The Concordia English hymn - book has included ten of his hymns and 11 of his translations. But they have lost so much in translation. The spirit of the hymns is hardly to be recognized. None but a sacred poet, who himself has had a living personal experience of salvation, could translate the spirit of these hymns, and then only in part. "Now found is the fairest of Roses; O Father, may Thy Word prevail. (But the translated has left out: May the Spirit prevail); I see Thee standing Lamb of God; Thy little ones, dear Lord, are we," are familiar.
Brorson died at Ribe in 1764. A number of hymns written shortly before his passing, called his swan-songs, were found and published after his death, among which are: "Behold the host arrayed in white." And a little further: "How often in the evil day they here below did weep and pray." Brorson himself was a man of great trials in his earthly life.
Erik Pontoppidan- "Truth unto Godliness''
"I love to tell the story, because I know 'tis true, it satisfies my longing as nothing else can do." Perhaps the truth of this hymn has never been brought out stronger, at least not in print, than when Erik Pontoppidan wrote his unique book for children and for all- "Truth Unto Godliness.''
It will here have to suffice to say about Pontoppidan personally that he was born at Aarhus, Denmark, in 1698. He had a hard struggle with need and poverty, traveled considerably, was perhaps converted among the reformed people, became minister in the state church of Denmark, was bishop at Bergen, Norway, 1747-53, court preacher for the pietistic king, Christian the VI, and was asked by him to write his book, "Truth Unto Godliness,'' which he published in 1737, especially for use in confirmation instruction. The book contains 759 questions and answers.
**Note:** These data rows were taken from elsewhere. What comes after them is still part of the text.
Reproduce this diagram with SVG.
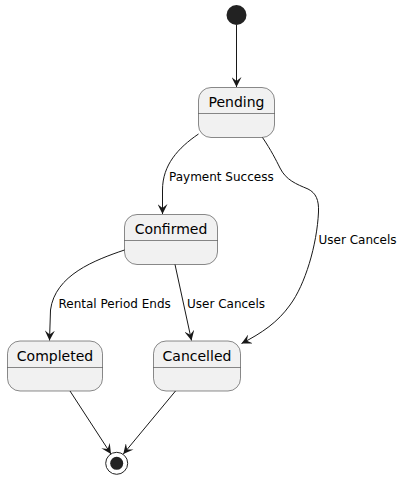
<svg xmlns="http://www.w3.org/2000/svg" width="405" height="479" viewBox="0 0 405 479">
<defs>
<style>
.state rect{fill:#F1F1F1;stroke:#181818;stroke-width:0.5}
.state line{stroke:#181818;stroke-width:0.5}
.state text{font-family:"DejaVu Sans","Liberation Sans",sans-serif;font-size:14px;fill:#000;text-anchor:middle}
.edge{fill:none;stroke:#181818;stroke-width:1;marker-end:url(#arrow)}
.lbl{font-family:"DejaVu Sans","Liberation Sans",sans-serif;font-size:12px;fill:#000}
</style>
<marker id="arrow" viewBox="0 0 10 10" refX="10" refY="5" markerWidth="10" markerHeight="10" markerUnits="userSpaceOnUse" orient="auto">
<path d="M0,0 L10,5 L0,10 L4,5 Z" fill="#181818"/>
</marker>
</defs>
<rect width="405" height="479" fill="#FFFFFF"/>
<g id="start"><circle cx="236.5" cy="15" r="10" fill="#222222"/></g>
<g id="Pending" class="state"><rect x="198.5" y="87.5" width="76" height="50" rx="12.5"/><line x1="198.5" y1="113.5" x2="274.5" y2="113.5"/><text x="236.5" y="107">Pending</text></g>
<g id="Confirmed" class="state"><rect x="124.5" y="214.5" width="93" height="50" rx="12.5"/><line x1="124.5" y1="240.5" x2="217.5" y2="240.5"/><text x="171" y="234">Confirmed</text></g>
<g id="Completed" class="state"><rect x="7.5" y="341" width="95" height="50" rx="12.5"/><line x1="7.5" y1="367.5" x2="102.5" y2="367.5"/><text x="55" y="360.5">Completed</text></g>
<g id="Cancelled" class="state"><rect x="153.5" y="341" width="87" height="50" rx="12.5"/><line x1="153.5" y1="367.5" x2="240.5" y2="367.5"/><text x="197" y="360.5">Cancelled</text></g>
<g id="end"><circle cx="116.7" cy="463.3" r="11" fill="none" stroke="#222222" stroke-width="1"/><circle cx="116.7" cy="463.3" r="6.5" fill="#222222"/></g>
<g id="connectors">
<path class="edge" d="M236.5,25 L236.5,87"/>
<path class="edge" d="M198.5,134 C178,148 162.5,165 162.5,190 L162.5,214"/>
<path class="edge" d="M262.5,137.5 C271,150 276,160 280,168 C286,180 296,184 308,189 C316,193 319,200 318.5,212 C317,245 305,285 290,305 C278,322 262,333 241.5,343.5"/>
<path class="edge" d="M124.5,250 C95,260 55,275 50.5,310 L49.5,340.5"/>
<path class="edge" d="M175,264.5 L191.5,340.5"/>
<path class="edge" d="M70,391 L111,454"/>
<path class="edge" d="M175.5,391 L123.3,454"/>
<text class="lbl" x="169" y="181">Payment Success</text>
<text class="lbl" x="318.5" y="244">User Cancels</text>
<text class="lbl" x="58.5" y="308">Rental Period Ends</text>
<text class="lbl" x="187" y="308">User Cancels</text>
</g>
</svg>
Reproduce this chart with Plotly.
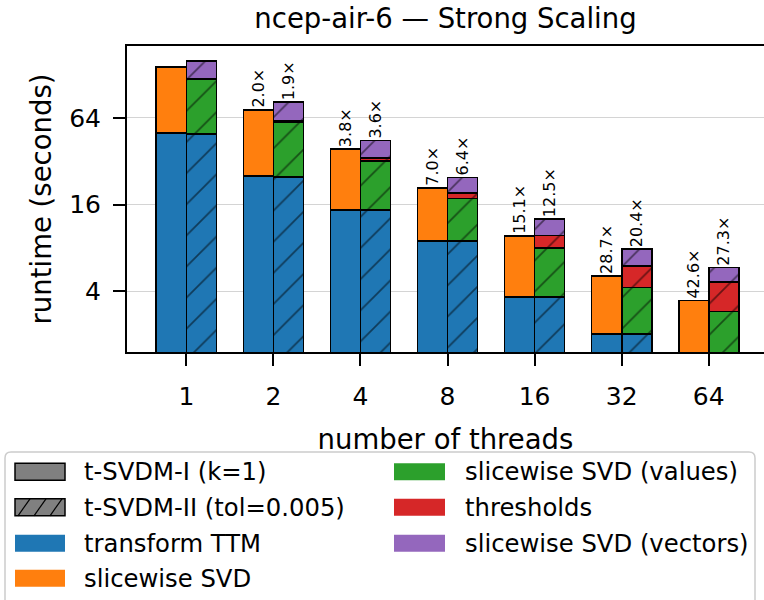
import numpy as np
import plotly.graph_objects as go

# ---------------- data ----------------
threads = ["1", "2", "4", "8", "16", "32", "64"]
ttm_I = [50.1, 25.4, 14.65, 8.96, 3.65, 2.01, 1.25]
svd_I = [95.5, 47.7, 24.2, 12.0, 6.06, 3.10, 2.20]
ttm_II = [49.3, 24.9, 14.65, 8.96, 3.65, 2.01, 1.25]
values_II = [70.3, 35.4, 17.5, 8.7, 4.36, 2.23, 1.64]
thresholds_II = [0.3, 0.5, 1.4, 1.66, 1.76, 1.73, 1.75]
vectors_II = [39.2, 21.5, 11.0, 5.4, 2.91, 1.87, 1.21]
speedup_I = ["", "2.0×", "3.8×", "7.0×", "15.1×", "28.7×", "42.6×"]
speedup_II = ["", "1.9×", "3.6×", "6.4×", "12.5×", "20.4×", "27.3×"]
y_ticks = [4, 16, 64]
legend_col1 = ["t-SVDM-I (k=1)", "t-SVDM-II (tol=0.005)", "transform TTM", "slicewise SVD"]
legend_col2 = ["slicewise SVD (values)", "thresholds", "slicewise SVD (vectors)"]

# ---------------- styles ----------------
FONT = "DejaVu Sans"
C_BLUE, C_ORANGE, C_GREEN, C_RED, C_PURPLE, C_GRAY = (
    "#1f77b4", "#ff7f0e", "#2ca02c", "#d62728", "#9467bd", "#808080")
W, H = 764, 600
L, R, T, B = 127, 0, 46, 248
PW, PH = W - L - R, H - T - B


def px(x):
    return (x - L) / PW


def py(y):
    return (H - B - y) / PH


BW = 0.345
idx = np.arange(len(threads))
x_I = idx - BW / 2
x_II = idx + BW / 2
HATCH = dict(shape="/", fgcolor="black", size=22, solidity=0.08)
EDGE = dict(color="black", width=1.7)

fig = go.Figure()


def add_bar(x, y, color, hatched):
    marker = dict(color=color, line=EDGE)
    if hatched:
        marker["pattern"] = dict(HATCH, bgcolor=color)
    fig.add_trace(go.Bar(x=x, y=y, width=BW, marker=marker, showlegend=False))


add_bar(x_I, ttm_I, C_BLUE, False)
add_bar(x_I, svd_I, C_ORANGE, False)
add_bar(x_II, ttm_II, C_BLUE, True)
add_bar(x_II, values_II, C_GREEN, True)
add_bar(x_II, thresholds_II, C_RED, True)
add_bar(x_II, vectors_II, C_PURPLE, True)

tot_I = np.array(ttm_I) + np.array(svd_I)
tot_II = (np.array(ttm_II) + np.array(values_II) + np.array(thresholds_II)
          + np.array(vectors_II))

annotations = []
for xs, tots, labels in ((x_I, tot_I, speedup_I), (x_II, tot_II, speedup_II)):
    for xv, tv, lab in zip(xs, tots, labels):
        if not lab:
            continue
        annotations.append(dict(x=float(xv), y=float(np.log10(tv)), xref="x", yref="y",
                                text=lab, textangle=-90, showarrow=False,
                                xanchor="center", yanchor="bottom",
                                font=dict(family=FONT, size=16, color="black")))

# ---------------- manual legend ----------------
shapes = []
bx0, by0, bx1, by1, rr = 5, 452, 755, 606, 6
pts = [("M", bx0 + rr, by0), ("L", bx1 - rr, by0), ("Q", bx1, by0, bx1, by0 + rr),
       ("L", bx1, by1 - rr), ("Q", bx1, by1, bx1 - rr, by1), ("L", bx0 + rr, by1),
       ("Q", bx0, by1, bx0, by1 - rr), ("L", bx0, by0 + rr), ("Q", bx0, by0, bx0 + rr, by0)]
path = ""
for p in pts:
    if p[0] == "Q":
        path += f"Q{px(p[1])},{py(p[2])} {px(p[3])},{py(p[4])} "
    else:
        path += f"{p[0]}{px(p[1])},{py(p[2])} "
path += "Z"
shapes.append(dict(type="path", xref="paper", yref="paper", path=path,
                   line=dict(color="#cccccc", width=1.5), fillcolor="white"))

rows = [471.7, 507.3, 543.3, 578.3]
hh = 8.5
col1_colors = [C_GRAY, C_GRAY, C_BLUE, C_ORANGE]
col1_edge = [True, True, False, False]
for i, (lab, col, edge) in enumerate(zip(legend_col1, col1_colors, col1_edge)):
    shapes.append(dict(type="rect", xref="paper", yref="paper",
                       x0=px(15), x1=px(65), y0=py(rows[i] + hh), y1=py(rows[i] - hh),
                       fillcolor=col,
                       line=dict(color="black" if edge else col, width=1.5 if edge else 0)))
    annotations.append(dict(x=px(81.5), y=py(rows[i]), xref="paper", yref="paper",
                            text=lab, showarrow=False, xanchor="left", yanchor="middle",
                            font=dict(family=FONT, size=24.3, color="black")))
# hatch lines in the t-SVDM-II legend swatch
for hx in (18, 34, 50):
    shapes.append(dict(type="line", xref="paper", yref="paper",
                       x0=px(hx), y0=py(rows[1] + hh), x1=px(hx + 12), y1=py(rows[1] - hh),
                       line=dict(color="black", width=1.2)))

col2_colors = [C_GREEN, C_RED, C_PURPLE]
for i, (lab, col) in enumerate(zip(legend_col2, col2_colors)):
    shapes.append(dict(type="rect", xref="paper", yref="paper",
                       x0=px(394), x1=px(445), y0=py(rows[i] + hh), y1=py(rows[i] - hh),
                       fillcolor=col, line=dict(color=col, width=0)))
    annotations.append(dict(x=px(462.5), y=py(rows[i]), xref="paper", yref="paper",
                            text=lab, showarrow=False, xanchor="left", yanchor="middle",
                            font=dict(family=FONT, size=24.3, color="black")))

fig.update_layout(
    width=W, height=H,
    margin=dict(l=L, r=R, t=T, b=B, pad=0),
    barmode="stack",
    plot_bgcolor="white", paper_bgcolor="white",
    font=dict(family=FONT, color="black"),
    title=dict(text="ncep-air-6 — Strong Scaling", x=0.5, xref="paper", xanchor="center",
               y=1 - 18 / H, yref="container", yanchor="middle",
               font=dict(family=FONT, size=27.5, color="black")),
    xaxis=dict(range=[-0.682, 6.635], tickmode="array", tickvals=list(idx), ticktext=threads,
               showline=True, linecolor="black", linewidth=2, mirror=True,
               ticks="outside", ticklen=12, tickwidth=2, tickcolor="black",
               tickfont=dict(size=25), ticklabelstandoff=9, showgrid=False, zeroline=False,
               title=dict(text="number of threads", font=dict(size=27.5), standoff=20)),
    yaxis=dict(type="log", range=[0.1788, 2.3068], tickmode="array", tickvals=y_ticks,
               ticktext=[str(v) for v in y_ticks],
               showline=True, linecolor="black", linewidth=2, mirror=False,
               ticks="outside", ticklen=12, tickwidth=2, tickcolor="black",
               tickfont=dict(size=25), ticklabelstandoff=7,
               showgrid=True, gridcolor="#d4d4d4", gridwidth=1, zeroline=False,
               title=dict(text="runtime (seconds)", font=dict(size=27.5), standoff=10)),
    shapes=shapes,
    annotations=annotations,
)

fig.write_html("out.html")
"No book next to the Bible has had such an influence on the Norwegian people." No book has been of such help to pietism and layman's activity, as it is definitely pietistic and stands definitely for awakening and conversion and experienced Christianity. It has been used either in the original or abridged editions in the church of Norway for 200 years, and is used yet. It is also found in the Norwegian Lutheran churches in America, though it is now sadly being shortened and toned down-often leaving out the most striking truths of personal experience - yet a considerable portion remains as it was.
Thus the foundation of the living truth has been laid in the hearts of the children these 200 years-a pietistic foundation that worldly teachers and preachers have not been able to efface. A foundation has been created for layman's work and the Christian testimony, which our lay preachers beginning with Hauge and Elling Eielsen have made great use of-arguments of truth that the people cannot so easily brush aside: "We learned it as children in school, Sunday school or when we read for the minister, and it must be true. Even though we do not like these lay preachers, it must be true what they say."